Wir befinden uns in einer Situation, die in jeder Hinsicht immer besser wird. Die Luft ist viel sauberer als früher. Die Anzahl der Verkehrstoten ist seit Anfang der 1970er Jahre von deutlich über 20.000 Verkehrstoten auf heute 3.214 im Jahr gesunken. Viele Straßen und Innenstädte sind fußgängerfreundlicher geworden.

Das Problem, was Herman Knoflacher beschreibt, wird also immer kleiner.
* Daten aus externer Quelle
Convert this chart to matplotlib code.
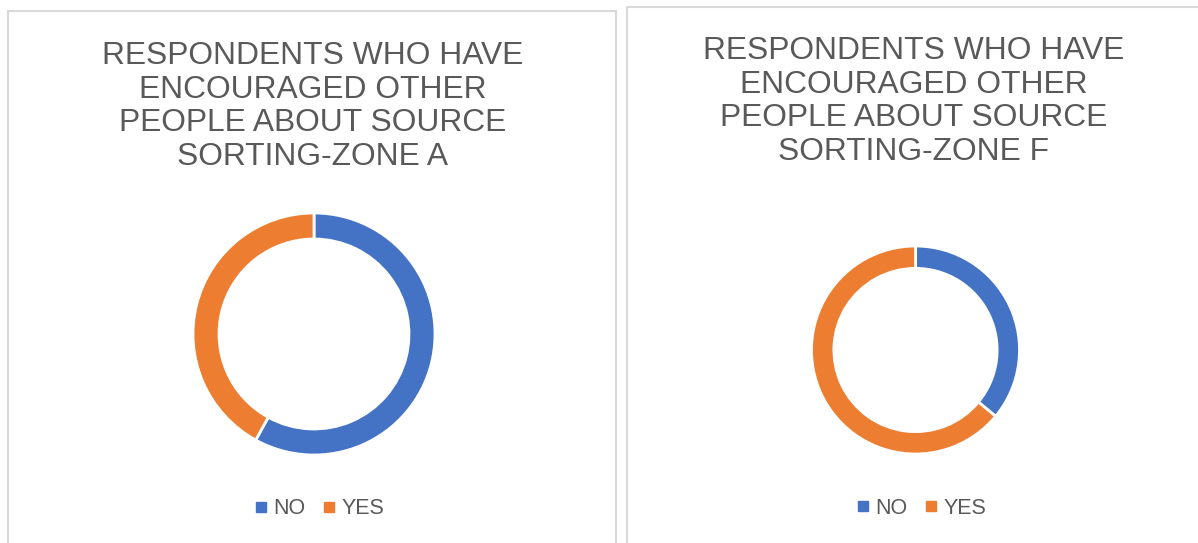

Ist jetzt also wirklich der richtige Zeitpunkt, mit dogmatischen Verboten durchzugreifen?

Mir scheint, der inzwischen 77-jährige emeritierte Professor steckt mit seiner Ideologie im letzten Jahrhundert fest und der Deutschlandfunk ist dumm genug, dem Wichtigtuer auch noch eine Plattform zu bieten.

3 Kommentare zu „Autofahrer sind keine Menschen – da sind sich der Deutschlandfunk und ein radikaler Autogegner einig“

  1. Man sollte hochbezahlten Sonderlingen erst ihre Ideen am eigenen Leibe zu schmecken geben, bevor man ihnen erlaubt, diese auf die Menschheit loszulassen.
    Leider entspricht der propagierte Wahn dem Fahrplan der Neueweltordnungsfetischisten, die sich eine entindividualisierte, entrechtete , und nicht zu gebildete Masse vorstellen, die aus der Natur komplett herauszuhalten ist und eine kleine Elite, die das alles geniessen darf.

    Gefällt 1 Person

  2. Der Knoflacher irrt mit seiner Meinung, wenn er sagt „Autofahrer sind keine Menschen“. Hätten wir die Bibel verstanden, dann wüssten wir, dass es bis dato überhaupt keine Menschen gibt, sondern nur Tiere die in absehbarer Zeit durch Evolutionsabschluss zum Menschen werden (vielleicht?).